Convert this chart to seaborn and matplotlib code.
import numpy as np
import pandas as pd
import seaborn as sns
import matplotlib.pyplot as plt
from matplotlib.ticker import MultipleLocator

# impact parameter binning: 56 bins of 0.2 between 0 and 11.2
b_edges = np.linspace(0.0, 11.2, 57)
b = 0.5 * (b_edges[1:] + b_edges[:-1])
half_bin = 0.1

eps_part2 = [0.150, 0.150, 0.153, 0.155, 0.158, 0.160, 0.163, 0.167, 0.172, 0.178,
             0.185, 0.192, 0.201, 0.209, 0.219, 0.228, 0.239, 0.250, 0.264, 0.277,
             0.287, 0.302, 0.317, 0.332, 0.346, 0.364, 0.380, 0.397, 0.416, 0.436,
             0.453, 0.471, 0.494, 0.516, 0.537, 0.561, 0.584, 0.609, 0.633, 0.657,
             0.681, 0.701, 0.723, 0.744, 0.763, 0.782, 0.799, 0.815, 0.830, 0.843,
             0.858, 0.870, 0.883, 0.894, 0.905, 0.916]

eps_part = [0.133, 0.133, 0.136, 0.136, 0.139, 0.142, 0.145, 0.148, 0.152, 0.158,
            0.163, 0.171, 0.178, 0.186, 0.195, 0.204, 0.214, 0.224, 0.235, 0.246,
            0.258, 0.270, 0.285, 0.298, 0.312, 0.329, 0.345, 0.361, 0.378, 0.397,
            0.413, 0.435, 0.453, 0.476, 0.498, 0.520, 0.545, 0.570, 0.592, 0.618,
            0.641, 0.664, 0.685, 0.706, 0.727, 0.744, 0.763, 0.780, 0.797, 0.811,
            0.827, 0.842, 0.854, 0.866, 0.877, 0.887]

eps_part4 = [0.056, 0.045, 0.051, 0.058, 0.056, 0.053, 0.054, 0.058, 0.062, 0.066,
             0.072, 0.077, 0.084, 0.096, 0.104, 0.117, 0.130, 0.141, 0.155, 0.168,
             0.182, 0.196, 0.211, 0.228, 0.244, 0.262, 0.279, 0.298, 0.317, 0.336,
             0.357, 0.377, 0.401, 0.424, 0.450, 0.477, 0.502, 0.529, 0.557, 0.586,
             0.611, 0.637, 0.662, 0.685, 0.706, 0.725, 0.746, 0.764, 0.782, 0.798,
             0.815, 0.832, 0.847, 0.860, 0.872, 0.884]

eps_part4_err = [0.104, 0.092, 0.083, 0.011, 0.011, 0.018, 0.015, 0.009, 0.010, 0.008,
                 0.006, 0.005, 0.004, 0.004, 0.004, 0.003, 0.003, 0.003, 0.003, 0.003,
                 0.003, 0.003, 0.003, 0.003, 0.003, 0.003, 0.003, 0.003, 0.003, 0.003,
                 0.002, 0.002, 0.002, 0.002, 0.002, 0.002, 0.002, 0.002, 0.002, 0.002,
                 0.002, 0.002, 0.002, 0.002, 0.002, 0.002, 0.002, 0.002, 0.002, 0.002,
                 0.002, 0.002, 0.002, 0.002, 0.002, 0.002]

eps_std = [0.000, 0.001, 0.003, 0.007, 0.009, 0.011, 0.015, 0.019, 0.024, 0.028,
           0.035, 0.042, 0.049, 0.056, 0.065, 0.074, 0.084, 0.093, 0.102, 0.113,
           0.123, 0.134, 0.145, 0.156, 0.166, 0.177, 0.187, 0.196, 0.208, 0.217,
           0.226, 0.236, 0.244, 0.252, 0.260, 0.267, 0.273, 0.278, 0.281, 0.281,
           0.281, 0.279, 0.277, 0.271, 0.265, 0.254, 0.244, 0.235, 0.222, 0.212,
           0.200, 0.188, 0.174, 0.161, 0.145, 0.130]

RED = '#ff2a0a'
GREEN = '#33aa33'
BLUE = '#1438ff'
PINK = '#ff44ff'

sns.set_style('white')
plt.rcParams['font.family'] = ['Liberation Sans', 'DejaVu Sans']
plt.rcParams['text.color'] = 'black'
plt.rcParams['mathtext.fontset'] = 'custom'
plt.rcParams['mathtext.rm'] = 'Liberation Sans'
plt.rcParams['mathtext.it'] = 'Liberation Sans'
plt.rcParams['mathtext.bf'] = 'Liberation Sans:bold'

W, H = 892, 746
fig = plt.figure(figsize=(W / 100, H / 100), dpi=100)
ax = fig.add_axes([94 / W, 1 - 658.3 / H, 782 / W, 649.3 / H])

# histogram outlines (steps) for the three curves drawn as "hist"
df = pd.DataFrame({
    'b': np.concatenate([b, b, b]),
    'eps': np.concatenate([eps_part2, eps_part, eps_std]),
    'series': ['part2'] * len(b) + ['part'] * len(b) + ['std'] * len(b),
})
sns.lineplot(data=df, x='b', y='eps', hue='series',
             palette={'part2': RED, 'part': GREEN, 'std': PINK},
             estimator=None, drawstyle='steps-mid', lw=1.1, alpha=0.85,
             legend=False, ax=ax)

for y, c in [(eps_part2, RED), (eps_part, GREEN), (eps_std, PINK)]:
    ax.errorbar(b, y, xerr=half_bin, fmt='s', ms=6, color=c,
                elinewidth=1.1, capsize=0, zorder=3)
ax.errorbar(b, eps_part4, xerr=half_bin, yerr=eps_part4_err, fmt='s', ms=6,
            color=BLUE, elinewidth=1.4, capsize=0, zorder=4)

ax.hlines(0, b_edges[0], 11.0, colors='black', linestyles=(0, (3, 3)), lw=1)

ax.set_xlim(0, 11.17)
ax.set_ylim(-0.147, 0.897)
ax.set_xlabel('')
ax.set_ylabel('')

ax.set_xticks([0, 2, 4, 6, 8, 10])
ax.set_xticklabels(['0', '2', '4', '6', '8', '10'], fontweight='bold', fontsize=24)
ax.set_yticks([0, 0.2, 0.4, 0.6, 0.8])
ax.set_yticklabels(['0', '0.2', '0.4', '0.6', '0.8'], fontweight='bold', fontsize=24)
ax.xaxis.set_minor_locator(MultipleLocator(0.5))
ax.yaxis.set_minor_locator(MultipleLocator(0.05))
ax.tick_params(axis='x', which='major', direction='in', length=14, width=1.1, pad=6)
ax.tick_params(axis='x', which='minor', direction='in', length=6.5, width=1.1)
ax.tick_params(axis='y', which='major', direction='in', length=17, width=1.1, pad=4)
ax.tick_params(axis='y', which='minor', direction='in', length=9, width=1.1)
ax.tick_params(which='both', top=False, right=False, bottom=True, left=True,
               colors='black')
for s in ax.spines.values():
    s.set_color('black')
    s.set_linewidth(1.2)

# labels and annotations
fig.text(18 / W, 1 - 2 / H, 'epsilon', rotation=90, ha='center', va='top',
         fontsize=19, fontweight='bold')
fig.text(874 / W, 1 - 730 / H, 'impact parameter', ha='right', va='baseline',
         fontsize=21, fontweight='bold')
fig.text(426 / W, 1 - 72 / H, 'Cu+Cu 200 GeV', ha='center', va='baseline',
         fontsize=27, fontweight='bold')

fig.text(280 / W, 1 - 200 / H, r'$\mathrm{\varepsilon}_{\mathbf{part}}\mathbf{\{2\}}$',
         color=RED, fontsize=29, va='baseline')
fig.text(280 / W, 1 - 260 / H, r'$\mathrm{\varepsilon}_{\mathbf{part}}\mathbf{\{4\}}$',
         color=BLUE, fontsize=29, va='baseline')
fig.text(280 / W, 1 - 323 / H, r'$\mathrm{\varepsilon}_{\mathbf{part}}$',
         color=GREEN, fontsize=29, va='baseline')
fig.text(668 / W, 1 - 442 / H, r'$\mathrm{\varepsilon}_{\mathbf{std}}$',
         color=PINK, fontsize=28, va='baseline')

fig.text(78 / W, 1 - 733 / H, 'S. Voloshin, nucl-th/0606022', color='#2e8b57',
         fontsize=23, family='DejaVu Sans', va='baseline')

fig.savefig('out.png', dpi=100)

• • • •

### [Exercise aim]
Copy, please, exactly the lines that start at the first line of the data and end at the line containing "from matplotlib.ticker import MultipleLocator", both kept and no others.

### [Response]
Convert this chart to seaborn and matplotlib code.
import numpy as np
import pandas as pd
import seaborn as sns
import matplotlib.pyplot as plt
from matplotlib.ticker import MultipleLocator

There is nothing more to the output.